NHUSD Director of Assessment and Evaluation Tracie Noriega insisted that school must be a place where families can expect that their children are safe.
“I don’t believe teachers should be armed, or that we have an armed guard. Schools are targeted because something happened at school. Usually, it’s been that a kid was bullied, or that attackers know kids are vulnerable, schools are vulnerable and there can be a lot of damage done. How do these folks get access to these types of weapons? That’s where gun control comes into place,” Noriega contends.
“How did we (school staff, parents, doctors, community) miss the signs that this person was needing mental health support? If we knew, why was it dismissed? Kids can be mean. I do think we can do more to teach kids about what connects us,” Noriega added.
Noriega also thinks that the voice of the youth be heard and should not be discounted as they are the future that should be supported, guided and listened to.
‘Real gun control needed’
Daly City-based Jefferson Union High School District (JUHSD) board trustee and Jefferson High School graduate Rosie U. Tejada, who was also past board president for two years, believes there should be “real gun control measures.”
“I am against arming teachers in the classroom. You don’t prevent mass shootings by bringing more guns into school. So many things can go wrong with firearms on campus. What does this tell our youth? That the threat of violence is always there? How can you learn in that environment? What about the students who have already been exposed to violence? School is supposed to be a safe place, and for some students, that is the only safe place for them,” Tejada stressed, adding that Parkland students and shooting survivors speak louder than any gun control lobby.
Tejada revealed that her school district routinely practices “Big Five” drills in preparation for any emergency but especially fire, earthquake, and active shooters. The “Big Five” refers to the school emergency response protocols instituted by the San Mateo County Office of Education and endorsed by all San Mateo County Police Chiefs and Sheriff Commanders.
Strong ties with first responders
“Our relationship with first responders is strong.
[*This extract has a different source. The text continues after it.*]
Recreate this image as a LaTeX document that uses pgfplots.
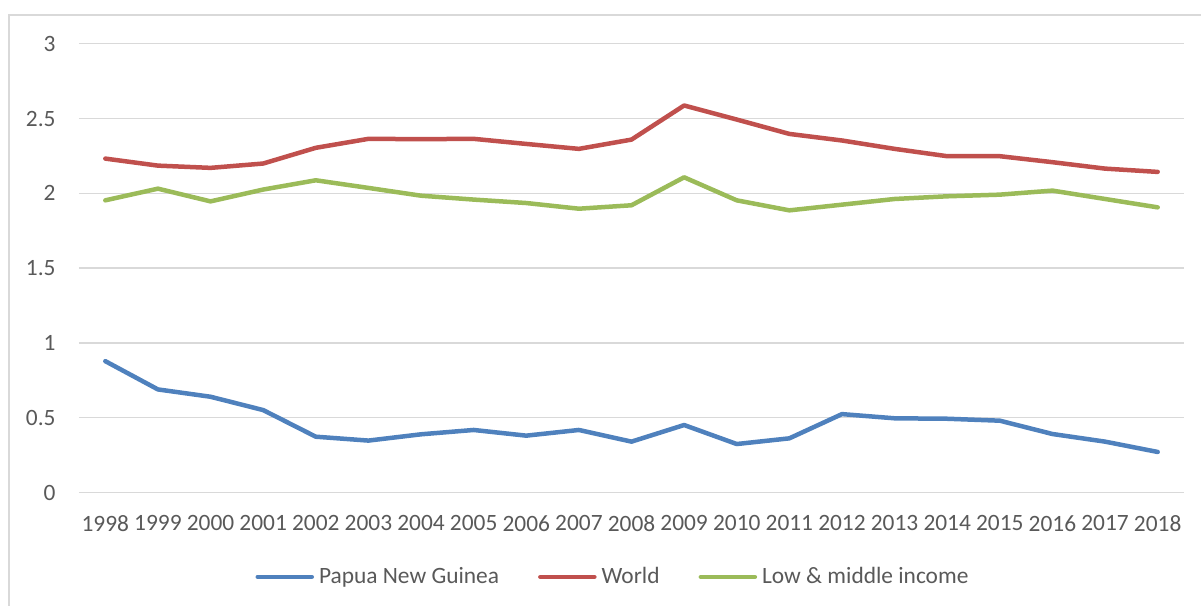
\documentclass[border=0pt]{standalone}
\usepackage{fontspec}
\setmainfont{Carlito}
\usepackage{pgfplots}
\pgfplotsset{compat=1.18}
\definecolor{pngblue}{HTML}{4F81BD}
\definecolor{worldred}{HTML}{C0504D}
\definecolor{lmigreen}{HTML}{9BBB59}
\definecolor{gridgray}{HTML}{D9D9D9}
\definecolor{textgray}{HTML}{595959}

% year index 0..20 = 1998..2018
\pgfplotstableread{
x png world lmi
0  0.878 2.232 1.953
1  0.689 2.185 2.031
2  0.640 2.170 1.946
3  0.551 2.199 2.025
4  0.373 2.304 2.087
5  0.347 2.364 2.036
6  0.389 2.362 1.984
7  0.418 2.364 1.958
8  0.380 2.330 1.935
9  0.418 2.297 1.897
10 0.340 2.359 1.920
11 0.451 2.587 2.107
12 0.324 2.493 1.953
13 0.362 2.397 1.886
14 0.524 2.353 1.924
15 0.496 2.297 1.962
16 0.493 2.248 1.980
17 0.480 2.248 1.991
18 0.391 2.208 2.018
19 0.340 2.165 1.962
20 0.271 2.143 1.906
}\datatable

\begin{document}
\begin{tikzpicture}
\useasboundingbox (-39.5bp,-56.75bp) rectangle (561bp,246.25bp);
% chart frame
\draw[gridgray, line width=0.75bp] (-35bp,-56.75bp) -- (-35bp,238.75bp) -- (561bp,238.75bp);
\begin{axis}[
  at={(0,0)}, anchor=south west,
  scale only axis,
  width=552.5bp, height=224.4bp,
  xmin=-0.5, xmax=20.5,
  ymin=0, ymax=3,
  xtick={0,...,20},
  xticklabels={1998,1999,2000,2001,2002,2003,2004,2005,2006,2007,2008,2009,2010,2011,2012,2013,2014,2015,2016,2017,2018},
  ytick={0,0.5,1,1.5,2,2.5,3},
  yticklabels={0,0.5,1,1.5,2,2.5,3},
  axis line style={draw=none},
  major tick length=0pt,
  ymajorgrids,
  major grid style={gridgray, line width=0.75bp},
  tick label style={font=\fontsize{11.7bp}{14bp}\selectfont, text=textgray, inner sep=0pt},
  yticklabel style={anchor=east, xshift=-11.5bp},
  xticklabel style={anchor=north, yshift=-11.25bp},
  legend columns=3,
  legend style={at={(0.4846,-0.188)}, anchor=center, draw=none, fill=none,
    font=\fontsize{11.7bp}{14bp}\selectfont, text=textgray,
    nodes={inner xsep=2.5bp, inner ysep=0pt},
    /tikz/every even column/.append style={column sep=17bp}},
  legend image code/.code={\draw[#1, line cap=round] (0bp,0bp) -- (27bp,0bp);},
  every axis plot/.append style={line width=2.25bp, line cap=round, line join=round},
]
\addplot[pngblue] table[x=x, y=png] {\datatable};
\addlegendentry{Papua New Guinea}
\addplot[worldred] table[x=x, y=world] {\datatable};
\addlegendentry{World}
\addplot[lmigreen] table[x=x, y=lmi] {\datatable};
\addlegendentry{Low \& middle income}
\end{axis}
\end{tikzpicture}
\end{document}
Schools have been practicing safety drills, and we have another active shooter drill set for this month. We are also coordinating drills with all schools and the district office, as well as drills with local first responders. It is a sad reality that we must be proactive and ready, and that we must think of the unthinkable,” disclosed Tejada.
Bucking the trend is Fremont special education teacher Jackie Metica-Crawford, who is all for training and arming teachers and supports the Second Amendment.
“I uphold the Second Amendment. You know what is also missing in the public school, God. Years ago they took away prayers in school! Students do not value respect anymore. All they know are their rights. Well every right has certain responsibilities,” Metica-Crawford argued.